BA sees 2010/11 break even after record full-year loss
British Airways on Friday predicted a return to breakeven next year, helped by recovering business-class traffic, after it posted a record 531 million pounds full-year loss, hit by strikes and winter snow.
The loss, the airline's largest annual deficit since it was privatized in 1987, follows last year's 401 million ($575 million). BA said its revenues for the year to the end of March fell 11 percent to 7.9 billion pounds but that its costs had come down by around 1 billion pounds.
We think we can break even on the pretax profit level in the next full-year, Chief Executive Willie Walsh told reporters on a conference call.
Long-haul premium traffic has recovered and reductions in short-haul traffic have eased. Market conditions are showing improvement from the depressed levels in 2009/10.
Shares in BA, which have dropped 17 percent in the last month, were 2.8 percent up at 191.5 pence by 0712 GMT, valuing the business at more than 2.2 billion pounds.

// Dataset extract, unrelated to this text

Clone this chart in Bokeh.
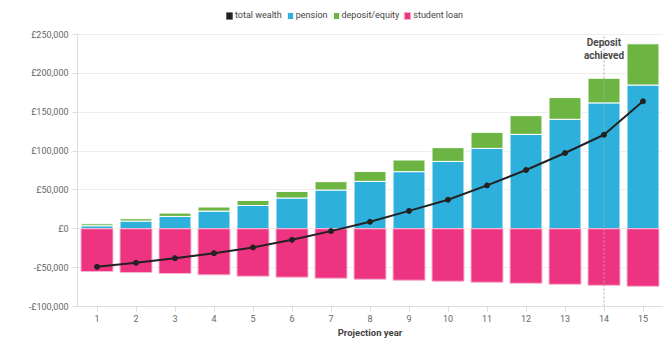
from bokeh.plotting import figure
from bokeh.models import (ColumnDataSource, Legend, LegendItem, CustomJSTickFormatter,
                          FactorRange, Range1d, SingleIntervalTicker)
from bokeh.core.properties import value
from bokeh.embed import file_html
from bokeh.resources import INLINE

# ---- data (GBP) ----
years = ["1", "2", "3", "4", "5", "6", "7", "8", "9", "10", "11", "12", "13", "14", "15"]
pension = [3900, 9900, 15900, 22800, 30000, 39600, 49900, 61000, 73500, 86700,
           103500, 121500, 140900, 162000, 185000]
deposit = [2500, 3000, 4300, 5200, 6500, 8500, 10700, 12800, 15000, 17700,
           20600, 24100, 27900, 31700, 53000]
student_loan = [-55000, -56300, -57600, -59300, -61000, -62300, -63600, -64900, -66200,
                -67500, -68800, -70100, -71400, -72700, -74000]
total_wealth = [-49000, -43800, -37800, -31400, -24000, -14200, -3000, 9000, 23000,
                37400, 55800, 75600, 97500, 121000, 164000]
deposit_year = "14"
deposit_label = "Deposit\nachieved"
y_min, y_max, y_step = -100000, 250000, 50000

C_PENSION = "#2EB0DD"
C_DEPOSIT = "#6CB543"
C_LOAN = "#EE3381"
C_TOTAL = "#222222"
FONT = "Roboto"

# layout (pixels)
W, H = 667, 341
AXIS_TOP_PX = 34      # where y_max sits
FRAME_TOP_PX = 2      # frame extends above the axis to host the legend
FRAME_BOTTOM_PX = 306
plot_px = FRAME_BOTTOM_PX - AXIS_TOP_PX
extra = (AXIS_TOP_PX - FRAME_TOP_PX) / plot_px * (y_max - y_min)

src = ColumnDataSource(dict(year=years, pension=pension, deposit=deposit,
                            loan=student_loan, total=total_wealth,
                            zero=[0] * len(years)))

p = figure(width=W, height=H,
           x_range=FactorRange(factors=years, range_padding=0),
           y_range=Range1d(y_min, y_max + extra),
           output_backend="svg", toolbar_location=None,
           min_border_left=77, min_border_right=5,
           min_border_top=FRAME_TOP_PX, min_border_bottom=H - FRAME_BOTTOM_PX)
p.outline_line_color = None
p.background_fill_color = "white"
p.border_fill_color = "white"

stack = p.vbar_stack(["pension", "deposit"], x="year", width=0.82, source=src,
                     fill_color=[C_PENSION, C_DEPOSIT], line_color="white", line_width=1)
loan_r = p.vbar(x="year", top="loan", bottom=0, width=0.82, source=src,
                fill_color=C_LOAN, line_color="#f6b3cf", line_width=1)

p.segment(x0=[deposit_year], x1=[deposit_year], y0=[y_min], y1=[y_max],
          line_color="#aaaaaa", line_width=1, line_dash="2 2")

line_r = p.line(x="year", y="total", source=src, line_color=C_TOTAL, line_width=2)
p.scatter(x="year", y="total", source=src, size=5, fill_color=C_TOTAL, line_color=C_TOTAL)

p.text(x=[deposit_year], y=[y_max], text=[deposit_label], text_align="center",
       text_baseline="top", y_offset=2, text_font=value(FONT), text_font_style="bold",
       text_font_size="10px", text_color="#4a4a4a", text_line_height=1.25)

# zero-height bars only used as the legend swatch for total wealth
swatch = p.vbar(x="year", top="zero", bottom="zero", width=0.82, source=src,
                fill_color=C_TOTAL, line_color=None)

legend = Legend(items=[LegendItem(label="total wealth", renderers=[swatch]),
                       LegendItem(label="pension", renderers=[stack[0]]),
                       LegendItem(label="deposit/equity", renderers=[stack[1]]),
                       LegendItem(label="student loan", renderers=[loan_r])],
                orientation="horizontal",
                location=(148, FRAME_BOTTOM_PX - 20))
legend.glyph_width = 8
legend.glyph_height = 9
legend.label_height = 10
legend.label_standoff = 2
legend.spacing = 4
legend.padding = 0
legend.margin = 0
legend.label_text_font = FONT
legend.label_text_font_size = "9px"
legend.label_text_color = "#444444"
legend.background_fill_alpha = 0
legend.border_line_color = None
p.add_layout(legend)

# axes
p.yaxis.ticker = SingleIntervalTicker(interval=y_step, num_minor_ticks=0)
p.yaxis.bounds = (y_min, y_max)
p.ygrid.bounds = (y_min, y_max)
p.yaxis.formatter = CustomJSTickFormatter(
    code="return (tick < 0 ? '-' : '') + '\u00a3' + Math.abs(tick).toLocaleString('en-GB');")
for ax in (p.xaxis, p.yaxis):
    ax.axis_line_color = "#dddddd"
    ax.major_tick_line_color = "#dddddd"
    ax.minor_tick_line_color = None
    ax.major_tick_in = 0
    ax.major_tick_out = 5
    ax.major_label_text_font = FONT
    ax.major_label_text_font_size = "9px"
    ax.major_label_text_color = "#666666"
p.yaxis.major_label_standoff = 4
p.xaxis.major_label_standoff = 3
p.xaxis.axis_label = "Projection year"
p.xaxis.axis_label_text_font = FONT
p.xaxis.axis_label_text_font_style = "bold"
p.xaxis.axis_label_text_font_size = "9.5px"
p.xaxis.axis_label_text_color = "#444444"
p.xaxis.axis_label_standoff = 2

p.xgrid.grid_line_color = None
p.ygrid.grid_line_color = "#eeeeee"

open("out.html", "w").write(file_html(p, INLINE))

BA had been expected to report an average pretax loss of 590 million pounds, according to a Thomson Reuters I/B/E/S poll of 17 analysts.
The results were severely affected by cabin crew strikes in March, which BA said cost it around 45 million pounds and are expected to continue next week.
BA also said its merger with Spain's Iberia , which is expected to generate 400 million euros ($496.6 million) a year in cost savings, would be complete by the end of 2010.
It also said it hoped plans to form a commercial alliance with American Airlines would be approved by the U.S. Department of Transportation and the EU by this summer.
BA said it made an operating loss of 145 million pounds in the fourth quarter -- down from 164 million in the same quarter a year ago.
Air France-KLM on Thursday predicted a return to breakeven this year after it posted a record full-year operating loss of 1.285 billion euros.
Earlier this week industry body IATA said demand for business and first-class seats rose in the first-quarter of 2010 but that premium travel was still some 15 percent below pre-recession levels.
British Airways' fourth quarter ended two weeks before ash from the eruption of an Icelandic volcano forced Europe to close many of its airports in mid-April, costing it up to 20 million pounds a day.